EXTRACTED MATERIAL =

○ ○ ○ ○ ○

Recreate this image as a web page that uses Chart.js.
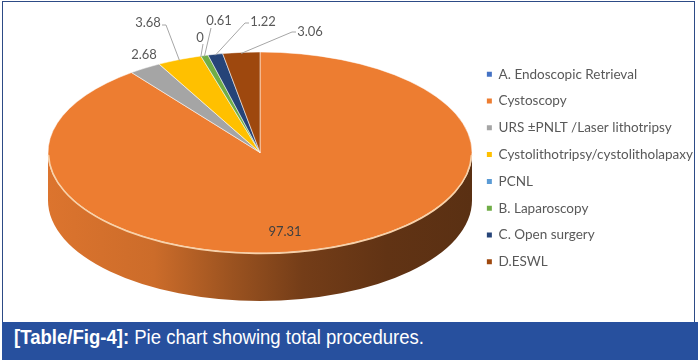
<!DOCTYPE html>
<html><head><meta charset="utf-8">
<script src="https://cdn.jsdelivr.net/npm/chart.js@4.4.0/dist/chart.umd.min.js"></script>
<style>
html,body{margin:0;padding:0;background:#fff;}
#wrap{position:relative;width:700px;height:360px;overflow:hidden;background:#fff;}
#cw{position:absolute;left:0;top:0;width:703px;height:322px;}
#frame{position:absolute;left:2px;top:1px;width:693px;height:321px;border:1.5px solid #2d4b86;border-bottom:none;box-sizing:border-box;}
#cap{position:absolute;left:2px;top:322px;width:696px;height:38px;background:#27509e;color:#fff;}
#capt{position:absolute;left:12px;top:5px;line-height:20px;font-family:"Liberation Sans Narrow","Liberation Sans",Arial,sans-serif;font-size:20px;white-space:nowrap;transform-origin:0 0;display:inline-block;}
</style></head><body>
<div id="wrap">
<div id="cw"><canvas id="c"></canvas></div>
<div id="frame"></div>
<div id="cap"><span id="capt"><b>[Table/Fig-4]:</b> Pie chart showing total procedures.</span></div>
</div>
<script>
// ---- data ----
const categories = ['A. Endoscopic Retrieval','Cystoscopy','URS \u00B1PNLT /Laser lithotripsy','Cystolithotripsy/cystolitholapaxy','PCNL','B. Laparoscopy','C. Open surgery','D.ESWL'];
const procedureValues = [null, 97.31, 2.68, 3.68, 0, 0.61, 1.22, 3.06];
const valueLabels = ['', '97.31', '2.68', '3.68', '0', '0.61', '1.22', '3.06'];
const sliceColors = ['#4472C4','#ED7D31','#A5A5A5','#FFC000','#5B9BD5','#70AD47','#264478','#9E480E'];

// ---- layout (styling only) ----
const PIE = {cx:260, cy:152.5, rx:212, ry:100.5, depth:48};
const LABEL_LAYOUT = {
  1: {x:285, y:232, inside:true},
  2: {x:144, y:55, pts:[]},
  3: {x:148, y:23, pts:[[162,25],[166,25]]},
  4: {x:200, y:38, pts:[[203,44]]},
  5: {x:219, y:21, pts:[[211,28]]},
  6: {x:263, y:22, pts:[[249,23],[245,23]]},
  7: {x:310, y:32, pts:[[296,32],[292,32]]}
};

function shade(hex, f){
  const n = parseInt(hex.slice(1),16);
  const r = Math.round(((n>>16)&255)*f), g = Math.round(((n>>8)&255)*f), b = Math.round((n&255)*f);
  return 'rgb('+r+','+g+','+b+')';
}

function frontRanges(a1, a2){
  const out = [];
  for (let k=-2;k<=2;k++){
    const lo = k*2*Math.PI, hi = lo+Math.PI;
    const s = Math.max(a1, lo), e = Math.min(a2, hi);
    if (e > s) out.push([s,e]);
  }
  return out;
}

const pie3d = {
  id:'pie3d',
  beforeDatasetsDraw(chart){
    const ctx = chart.ctx;
    const meta = chart.getDatasetMeta(0);
    const {cx, cy, rx, ry, depth} = PIE;
    meta.data.forEach((el, i) => {
      const p = el.getProps(['startAngle','endAngle'], true);
      frontRanges(p.startAngle, p.endAngle).forEach(([s,e]) => {
        const c = sliceColors[i];
        const g = ctx.createLinearGradient(cx-rx, 0, cx+rx, 0);
        g.addColorStop(0, shade(c,0.93));
        g.addColorStop(0.25, shade(c,0.86));
        g.addColorStop(0.43, shade(c,0.66));
        g.addColorStop(0.6, shade(c,0.49));
        g.addColorStop(0.8, shade(c,0.41));
        g.addColorStop(1, shade(c,0.38));
        ctx.save();
        ctx.beginPath();
        ctx.ellipse(cx, cy, rx, ry, 0, s, e, false);
        ctx.ellipse(cx, cy+depth, rx, ry, 0, e, s, true);
        ctx.closePath();
        ctx.fillStyle = g;
        ctx.fill();
        ctx.restore();
      });
    });
    const el0 = meta.data[1];
    const q = el0.getProps(['x','y','outerRadius'], true);
    ctx.save();
    ctx.translate(cx, cy);
    ctx.scale(rx/q.outerRadius, ry/q.outerRadius);
    ctx.translate(-q.x, -q.y);
  },
  afterDatasetsDraw(chart){
    const ctx = chart.ctx;
    ctx.restore();
    const {cx, cy, rx, ry} = PIE;
    ctx.save();
    ctx.beginPath();
    ctx.ellipse(cx, cy+0.5, rx-0.5, ry, 0, 0.02, Math.PI-0.02);
    ctx.strokeStyle = '#f8d2aa';
    ctx.lineWidth = 1.6;
    ctx.stroke();
    ctx.restore();
    const meta = chart.getDatasetMeta(0);
    ctx.save();
    ctx.font = '13px Lato, "Open Sans", sans-serif';
    ctx.textAlign = 'center';
    ctx.textBaseline = 'middle';
    meta.data.forEach((el, i) => {
      const L = LABEL_LAYOUT[i];
      if (!L || procedureValues[i] === null) return;
      const p = el.getProps(['startAngle','endAngle'], true);
      const m = (p.startAngle + p.endAngle)/2;
      const ax = cx + rx*Math.cos(m), ay = cy + ry*Math.sin(m);
      if (L.pts && L.pts.length){
        ctx.beginPath();
        ctx.moveTo(L.pts[0][0], L.pts[0][1]);
        for (let k=1;k<L.pts.length;k++) ctx.lineTo(L.pts[k][0], L.pts[k][1]);
        ctx.lineTo(ax, ay+1);
        ctx.strokeStyle = '#a6a6a6';
        ctx.lineWidth = 1;
        ctx.stroke();
      }
      ctx.fillStyle = L.inside ? '#404040' : '#595959';
      ctx.fillText(valueLabels[i], L.x, L.y);
    });
    ctx.restore();
  }
};

const chart = new Chart(document.getElementById('c'), {
  type:'pie',
  data:{
    labels: categories,
    datasets:[{
      data: procedureValues,
      backgroundColor: sliceColors,
      borderColor: 'rgba(255,255,255,0.85)',
      borderWidth: 0.6,
      clip: false
    }]
  },
  options:{
    responsive:true,
    maintainAspectRatio:false,
    animation:false,
    events:[],
    layout:{padding:{top:16,bottom:2,left:0,right:0}},
    plugins:{
      tooltip:{enabled:false},
      legend:{
        position:'right',
        align:'center',
        labels:{
          boxWidth:5, boxHeight:5, padding:13.3,
          color:'#595959',
          font:{family:'Lato, "Open Sans", sans-serif', size:13.5},
          generateLabels(ch){
            const items = Chart.overrides.pie.plugins.legend.labels.generateLabels(ch);
            return items.map(it => Object.assign(it, {strokeStyle: it.fillStyle, lineWidth: 0, hidden:false}));
          }
        }
      }
    }
  },
  plugins:[pie3d]
});

(function(){
  const el = document.getElementById('capt');
  const w = el.getBoundingClientRect().width;
  if (w > 0) el.style.transform = 'scaleX(' + (410/w) + ')';
})();
</script>
</body></html>
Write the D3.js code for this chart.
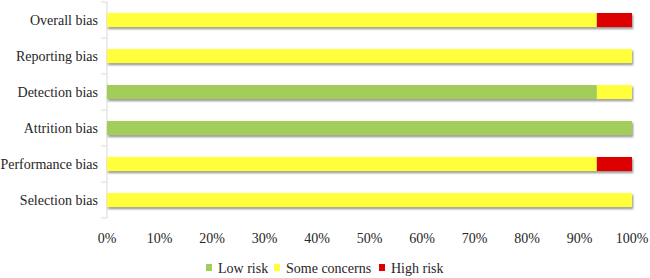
<!DOCTYPE html>
<html>
<head>
<meta charset="utf-8">
<script src="https://cdn.jsdelivr.net/npm/d3@7.9.0/dist/d3.min.js"></script>
<style>
  body { margin: 0; background: #fff; }
</style>
</head>
<body>
<svg id="chart" width="650" height="278"></svg>
<script>
const categories = ['Overall bias', 'Reporting bias', 'Detection bias', 'Attrition bias', 'Performance bias', 'Selection bias'];
const lowRisk = [0, 0, 93.3, 100, 0, 0];
const someConcerns = [93.3, 100, 6.7, 0, 93.3, 100];
const highRisk = [6.7, 0, 0, 0, 6.7, 0];
const seriesNames = ['Low risk', 'Some concerns', 'High risk'];
const tickValues = [0, 10, 20, 30, 40, 50, 60, 70, 80, 90, 100];

const FONT = 'Liberation Serif';
const TEXT_COLOR = '#262626';

const colors = d3.scaleOrdinal()
    .domain(seriesNames)
    .range(['#a3cd5a', '#ffff3a', '#dc0000']);

const svg = d3.select('#chart');
const margin = { top: 2, left: 107, right: 18, bottom: 60 };
const width = 650 - margin.left - margin.right;
const height = 278 - margin.top - margin.bottom;

// soft shadow under each bar
const defs = svg.append('defs');
const filter = defs.append('filter').attr('id', 'shadow')
    .attr('x', '-5%').attr('y', '-30%').attr('width', '110%').attr('height', '180%');
filter.append('feDropShadow')
    .attr('dx', 1).attr('dy', 2).attr('stdDeviation', 1)
    .attr('flood-color', '#000').attr('flood-opacity', 0.45);

const g = svg.append('g').attr('transform', `translate(${margin.left},${margin.top})`);

const x = d3.scaleLinear().domain([0, 100]).range([0, width]);
const y = d3.scaleBand().domain(categories).range([0, height]).paddingInner(0.61).paddingOuter(0.305);
const yOuter = d3.scaleBand().domain(categories).range([0, height]);

let rows = categories.map((c, i) => ({
    category: c,
    'Low risk': lowRisk[i],
    'Some concerns': someConcerns[i],
    'High risk': highRisk[i]
}));
let stacked = d3.stack().keys(seriesNames)(rows);

// y axis line + ticks at band boundaries
g.append('line')
    .attr('x1', 0).attr('x2', 0).attr('y1', 0).attr('y2', height)
    .attr('stroke', '#d9d9d9');
categories.concat([null]).forEach((c, i) => {
    let yy = i * yOuter.bandwidth();
    g.append('line')
        .attr('x1', -6).attr('x2', 0).attr('y1', yy).attr('y2', yy)
        .attr('stroke', '#d9d9d9');
});

// bars, one group per row so the shadow falls under the whole bar
categories.forEach((c, i) => {
    let row = g.append('g').attr('filter', 'url(#shadow)');
    stacked.forEach((layer) => {
        let d = layer[i];
        if (d[1] - d[0] <= 0) return;
        row.append('rect')
            .attr('x', x(d[0]))
            .attr('y', y(c))
            .attr('width', x(d[1]) - x(d[0]))
            .attr('height', y.bandwidth())
            .attr('fill', colors(layer.key));
    });
});

// category labels
g.selectAll('.cat')
    .data(categories)
    .join('text')
    .attr('x', -9)
    .attr('y', (d) => yOuter(d) + yOuter.bandwidth() / 2)
    .attr('dy', '0.35em')
    .attr('text-anchor', 'end')
    .attr('font-family', FONT)
    .attr('font-size', 14)
    .attr('fill', TEXT_COLOR)
    .text((d) => d);

// x tick labels
g.selectAll('.tick-label')
    .data(tickValues)
    .join('text')
    .attr('x', (d) => x(d))
    .attr('y', height + 20)
    .attr('dy', '0.35em')
    .attr('text-anchor', 'middle')
    .attr('font-family', FONT)
    .attr('font-size', 14)
    .attr('fill', TEXT_COLOR)
    .text((d) => `${d}%`);

// legend (item offsets fixed, no text measuring)
const legendX = [0, 68, 173];
const legend = svg.append('g').attr('transform', 'translate(206,268)');
seriesNames.forEach((name, i) => {
    let item = legend.append('g').attr('transform', `translate(${legendX[i]},0)`);
    item.append('rect')
        .attr('x', 0).attr('y', -4).attr('width', 6).attr('height', 7)
        .attr('fill', colors(name));
    item.append('text')
        .attr('x', 12).attr('y', 0).attr('dy', '0.35em')
        .attr('font-family', FONT)
        .attr('font-size', 14)
        .attr('fill', TEXT_COLOR)
        .text(name);
});
</script>
</body>
</html>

○ ○ ○ ○ ○

INSTRUCTIONS FOR THE TASK =
Your task is to transcribe exactly the lines starting at the line that contains "Write the D3.js code for this chart." and ending at the line that contains "80, 90, 100];", both included. Leave out the pictures.

WRITTEN RESPONSE =
Write the D3.js code for this chart.
<!DOCTYPE html>
<html>
<head>
<meta charset="utf-8">
<script src="https://cdn.jsdelivr.net/npm/d3@7.9.0/dist/d3.min.js"></script>
<style>
  body { margin: 0; background: #fff; }
</style>
</head>
<body>
<svg id="chart" width="650" height="278"></svg>
<script>
const categories = ['Overall bias', 'Reporting bias', 'Detection bias', 'Attrition bias', 'Performance bias', 'Selection bias'];
const lowRisk = [0, 0, 93.3, 100, 0, 0];
const someConcerns = [93.3, 100, 6.7, 0, 93.3, 100];
const highRisk = [6.7, 0, 0, 0, 6.7, 0];
const seriesNames = ['Low risk', 'Some concerns', 'High risk'];
const tickValues = [0, 10, 20, 30, 40, 50, 60, 70, 80, 90, 100];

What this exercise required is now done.